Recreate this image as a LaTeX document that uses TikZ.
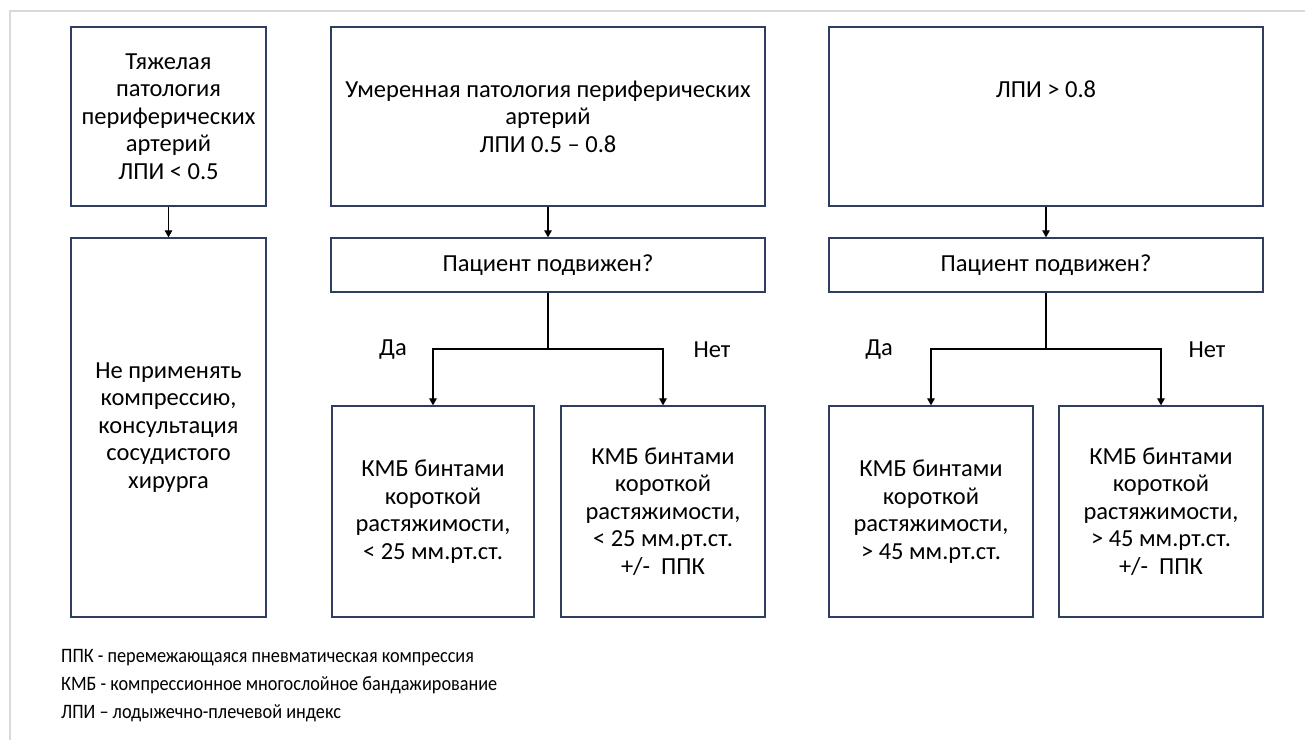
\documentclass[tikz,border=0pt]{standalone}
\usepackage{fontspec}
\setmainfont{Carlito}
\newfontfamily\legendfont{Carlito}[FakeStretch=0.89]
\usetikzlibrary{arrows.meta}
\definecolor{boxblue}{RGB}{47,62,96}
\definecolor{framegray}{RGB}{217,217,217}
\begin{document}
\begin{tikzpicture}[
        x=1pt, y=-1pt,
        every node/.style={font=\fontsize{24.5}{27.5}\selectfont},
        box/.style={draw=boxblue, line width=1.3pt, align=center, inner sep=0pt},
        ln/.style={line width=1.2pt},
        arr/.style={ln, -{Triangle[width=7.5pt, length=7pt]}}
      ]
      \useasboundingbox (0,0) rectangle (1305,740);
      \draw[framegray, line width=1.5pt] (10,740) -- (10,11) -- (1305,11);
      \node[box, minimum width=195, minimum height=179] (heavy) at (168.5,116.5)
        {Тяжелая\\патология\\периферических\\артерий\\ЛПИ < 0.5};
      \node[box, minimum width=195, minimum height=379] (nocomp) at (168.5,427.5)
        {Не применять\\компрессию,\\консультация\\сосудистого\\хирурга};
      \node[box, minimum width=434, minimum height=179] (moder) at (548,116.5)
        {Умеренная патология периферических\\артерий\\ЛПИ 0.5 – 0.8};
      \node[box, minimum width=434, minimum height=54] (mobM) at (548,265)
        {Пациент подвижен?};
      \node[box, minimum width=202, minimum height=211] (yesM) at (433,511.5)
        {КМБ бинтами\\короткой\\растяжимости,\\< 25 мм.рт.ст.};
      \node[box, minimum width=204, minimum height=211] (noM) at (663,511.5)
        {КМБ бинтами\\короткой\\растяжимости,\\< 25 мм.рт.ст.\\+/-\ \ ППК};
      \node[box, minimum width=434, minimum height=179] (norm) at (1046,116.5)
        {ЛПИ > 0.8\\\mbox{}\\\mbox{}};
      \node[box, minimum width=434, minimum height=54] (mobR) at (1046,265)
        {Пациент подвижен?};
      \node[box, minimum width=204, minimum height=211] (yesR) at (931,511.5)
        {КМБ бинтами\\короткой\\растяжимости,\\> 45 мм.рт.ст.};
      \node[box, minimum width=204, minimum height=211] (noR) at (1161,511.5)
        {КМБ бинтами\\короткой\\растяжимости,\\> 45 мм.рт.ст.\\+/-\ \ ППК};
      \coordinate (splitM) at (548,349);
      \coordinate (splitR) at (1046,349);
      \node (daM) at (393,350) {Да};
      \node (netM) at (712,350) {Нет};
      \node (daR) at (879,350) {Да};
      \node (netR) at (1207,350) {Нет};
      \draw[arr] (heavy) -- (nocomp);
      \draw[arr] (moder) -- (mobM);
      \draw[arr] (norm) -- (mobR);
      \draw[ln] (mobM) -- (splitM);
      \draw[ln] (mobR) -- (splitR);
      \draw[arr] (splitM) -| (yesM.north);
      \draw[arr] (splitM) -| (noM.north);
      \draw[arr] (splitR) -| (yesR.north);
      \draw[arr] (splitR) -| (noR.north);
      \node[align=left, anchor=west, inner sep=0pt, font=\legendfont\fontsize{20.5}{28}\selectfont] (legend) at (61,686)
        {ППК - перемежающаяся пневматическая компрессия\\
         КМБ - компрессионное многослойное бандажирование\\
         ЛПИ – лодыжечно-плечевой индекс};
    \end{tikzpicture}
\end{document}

■ ■ ■ ■

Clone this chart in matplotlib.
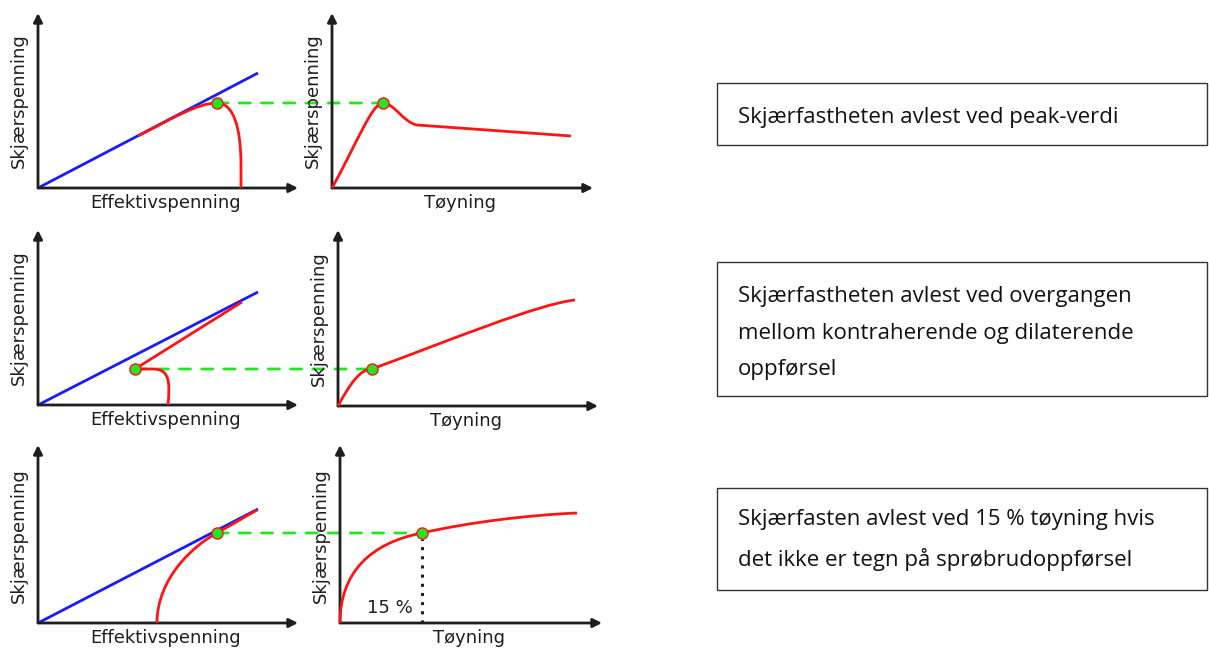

■ ■ ■ ■

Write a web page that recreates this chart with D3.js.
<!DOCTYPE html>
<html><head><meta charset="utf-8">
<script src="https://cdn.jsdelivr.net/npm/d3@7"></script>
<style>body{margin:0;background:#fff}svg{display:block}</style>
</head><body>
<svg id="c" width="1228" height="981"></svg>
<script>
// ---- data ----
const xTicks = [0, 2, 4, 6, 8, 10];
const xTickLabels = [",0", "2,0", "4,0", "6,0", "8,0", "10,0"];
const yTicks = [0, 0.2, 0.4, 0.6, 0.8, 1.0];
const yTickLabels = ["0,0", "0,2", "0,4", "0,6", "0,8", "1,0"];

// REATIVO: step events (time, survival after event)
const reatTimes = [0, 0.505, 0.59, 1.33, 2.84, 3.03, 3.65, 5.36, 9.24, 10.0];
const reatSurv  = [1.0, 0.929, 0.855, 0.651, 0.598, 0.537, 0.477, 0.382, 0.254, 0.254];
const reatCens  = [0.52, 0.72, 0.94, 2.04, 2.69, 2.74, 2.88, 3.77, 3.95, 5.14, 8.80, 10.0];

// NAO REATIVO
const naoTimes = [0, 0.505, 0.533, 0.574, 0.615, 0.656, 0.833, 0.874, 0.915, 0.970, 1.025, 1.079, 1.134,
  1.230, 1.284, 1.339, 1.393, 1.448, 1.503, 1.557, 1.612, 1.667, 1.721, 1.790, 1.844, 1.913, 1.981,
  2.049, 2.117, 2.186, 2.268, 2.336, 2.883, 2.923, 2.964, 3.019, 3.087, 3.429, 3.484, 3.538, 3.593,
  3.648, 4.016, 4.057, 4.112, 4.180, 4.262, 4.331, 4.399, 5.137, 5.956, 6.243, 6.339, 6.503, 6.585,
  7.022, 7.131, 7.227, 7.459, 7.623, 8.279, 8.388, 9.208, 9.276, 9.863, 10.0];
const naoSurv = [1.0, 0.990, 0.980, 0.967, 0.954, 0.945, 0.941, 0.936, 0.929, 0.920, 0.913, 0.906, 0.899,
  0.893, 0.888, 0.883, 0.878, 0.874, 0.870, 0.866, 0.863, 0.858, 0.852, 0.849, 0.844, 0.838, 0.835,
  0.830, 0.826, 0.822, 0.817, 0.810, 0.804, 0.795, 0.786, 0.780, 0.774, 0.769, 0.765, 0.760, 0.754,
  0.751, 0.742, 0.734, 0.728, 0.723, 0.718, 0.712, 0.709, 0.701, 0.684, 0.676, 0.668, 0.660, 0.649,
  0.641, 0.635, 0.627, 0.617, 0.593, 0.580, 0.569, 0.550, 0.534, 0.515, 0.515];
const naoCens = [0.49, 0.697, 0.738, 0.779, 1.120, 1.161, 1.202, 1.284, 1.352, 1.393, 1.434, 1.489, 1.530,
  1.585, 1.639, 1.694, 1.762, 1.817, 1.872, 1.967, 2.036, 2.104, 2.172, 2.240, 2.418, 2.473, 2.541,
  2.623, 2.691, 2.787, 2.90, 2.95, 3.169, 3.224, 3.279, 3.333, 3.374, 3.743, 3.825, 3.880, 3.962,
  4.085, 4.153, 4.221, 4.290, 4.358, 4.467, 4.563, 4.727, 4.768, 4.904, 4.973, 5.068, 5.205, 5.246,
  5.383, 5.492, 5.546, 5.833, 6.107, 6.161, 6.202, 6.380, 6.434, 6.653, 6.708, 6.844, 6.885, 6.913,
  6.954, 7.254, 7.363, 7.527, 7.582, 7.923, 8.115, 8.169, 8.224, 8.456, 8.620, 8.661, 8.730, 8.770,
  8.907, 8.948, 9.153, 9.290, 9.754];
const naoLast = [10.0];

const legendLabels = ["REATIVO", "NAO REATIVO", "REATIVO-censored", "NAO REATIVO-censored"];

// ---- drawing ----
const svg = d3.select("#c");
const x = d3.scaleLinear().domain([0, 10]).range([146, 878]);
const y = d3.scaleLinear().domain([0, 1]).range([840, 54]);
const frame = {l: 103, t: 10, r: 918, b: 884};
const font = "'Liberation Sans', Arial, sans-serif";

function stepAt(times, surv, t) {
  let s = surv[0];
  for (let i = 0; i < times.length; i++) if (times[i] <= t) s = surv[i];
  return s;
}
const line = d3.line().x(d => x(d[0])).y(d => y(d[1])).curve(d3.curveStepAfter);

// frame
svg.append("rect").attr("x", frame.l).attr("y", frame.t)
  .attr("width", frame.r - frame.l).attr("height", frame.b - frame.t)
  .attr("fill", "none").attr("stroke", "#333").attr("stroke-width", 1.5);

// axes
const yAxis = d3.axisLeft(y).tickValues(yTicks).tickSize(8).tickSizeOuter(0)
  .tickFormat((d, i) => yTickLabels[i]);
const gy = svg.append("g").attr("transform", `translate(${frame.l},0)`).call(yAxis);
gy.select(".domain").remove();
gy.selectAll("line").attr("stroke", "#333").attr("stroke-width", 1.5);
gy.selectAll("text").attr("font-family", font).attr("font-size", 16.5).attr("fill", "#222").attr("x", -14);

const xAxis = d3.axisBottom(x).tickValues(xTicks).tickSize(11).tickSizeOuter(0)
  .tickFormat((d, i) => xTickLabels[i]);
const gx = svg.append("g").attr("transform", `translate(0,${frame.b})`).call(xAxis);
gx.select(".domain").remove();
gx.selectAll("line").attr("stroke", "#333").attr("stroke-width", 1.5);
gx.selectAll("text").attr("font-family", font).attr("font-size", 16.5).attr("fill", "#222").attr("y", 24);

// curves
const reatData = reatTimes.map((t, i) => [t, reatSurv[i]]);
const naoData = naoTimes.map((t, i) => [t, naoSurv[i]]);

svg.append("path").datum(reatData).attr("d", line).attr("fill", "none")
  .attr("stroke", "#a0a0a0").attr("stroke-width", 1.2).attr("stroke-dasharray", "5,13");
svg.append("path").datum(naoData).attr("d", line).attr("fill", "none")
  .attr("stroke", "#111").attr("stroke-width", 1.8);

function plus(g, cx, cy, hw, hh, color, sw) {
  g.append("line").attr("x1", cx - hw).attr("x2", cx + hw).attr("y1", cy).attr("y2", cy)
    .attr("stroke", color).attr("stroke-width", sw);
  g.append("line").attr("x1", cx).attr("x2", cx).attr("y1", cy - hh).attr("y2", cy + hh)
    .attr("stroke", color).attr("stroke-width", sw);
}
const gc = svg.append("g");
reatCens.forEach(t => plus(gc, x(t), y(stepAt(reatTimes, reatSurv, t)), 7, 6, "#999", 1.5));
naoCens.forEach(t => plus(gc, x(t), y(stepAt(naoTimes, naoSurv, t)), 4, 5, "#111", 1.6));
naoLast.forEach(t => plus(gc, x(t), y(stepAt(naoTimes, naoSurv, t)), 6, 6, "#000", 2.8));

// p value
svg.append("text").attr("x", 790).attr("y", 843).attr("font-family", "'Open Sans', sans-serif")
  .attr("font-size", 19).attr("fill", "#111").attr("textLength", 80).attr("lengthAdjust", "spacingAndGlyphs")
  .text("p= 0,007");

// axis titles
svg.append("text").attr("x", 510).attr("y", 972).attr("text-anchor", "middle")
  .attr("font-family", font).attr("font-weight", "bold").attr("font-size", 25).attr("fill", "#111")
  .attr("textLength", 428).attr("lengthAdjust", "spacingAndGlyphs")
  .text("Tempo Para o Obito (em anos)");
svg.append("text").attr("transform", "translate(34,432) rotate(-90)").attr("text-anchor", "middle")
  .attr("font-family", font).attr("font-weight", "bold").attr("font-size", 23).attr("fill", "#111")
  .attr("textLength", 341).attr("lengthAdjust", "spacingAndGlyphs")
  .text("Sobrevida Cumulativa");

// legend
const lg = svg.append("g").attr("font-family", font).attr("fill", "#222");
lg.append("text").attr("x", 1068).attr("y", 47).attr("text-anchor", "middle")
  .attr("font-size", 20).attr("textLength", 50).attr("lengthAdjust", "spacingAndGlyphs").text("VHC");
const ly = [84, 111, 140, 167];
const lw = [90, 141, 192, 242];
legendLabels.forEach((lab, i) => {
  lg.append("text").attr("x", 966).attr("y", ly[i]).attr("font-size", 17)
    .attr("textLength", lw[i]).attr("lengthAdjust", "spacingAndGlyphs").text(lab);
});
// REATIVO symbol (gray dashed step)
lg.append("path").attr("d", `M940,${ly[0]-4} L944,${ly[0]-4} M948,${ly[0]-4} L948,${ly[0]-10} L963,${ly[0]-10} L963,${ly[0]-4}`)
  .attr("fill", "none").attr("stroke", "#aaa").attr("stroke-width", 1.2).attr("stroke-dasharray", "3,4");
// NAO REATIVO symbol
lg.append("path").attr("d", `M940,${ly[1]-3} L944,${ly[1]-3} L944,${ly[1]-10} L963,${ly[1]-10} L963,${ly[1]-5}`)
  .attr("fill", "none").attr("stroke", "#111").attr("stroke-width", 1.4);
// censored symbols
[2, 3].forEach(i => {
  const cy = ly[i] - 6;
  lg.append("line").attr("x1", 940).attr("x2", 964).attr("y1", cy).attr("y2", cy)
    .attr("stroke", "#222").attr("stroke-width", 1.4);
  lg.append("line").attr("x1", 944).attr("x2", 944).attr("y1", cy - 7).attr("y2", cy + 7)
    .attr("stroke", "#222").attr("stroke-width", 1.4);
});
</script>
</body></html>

■ ■ ■ ■

Task requirements - In the records above, locate each line with the word "this". Copy all such lines.

The answer -
Recreate this image as a LaTeX document that uses TikZ.
Clone this chart in matplotlib.
Write a web page that recreates this chart with D3.js.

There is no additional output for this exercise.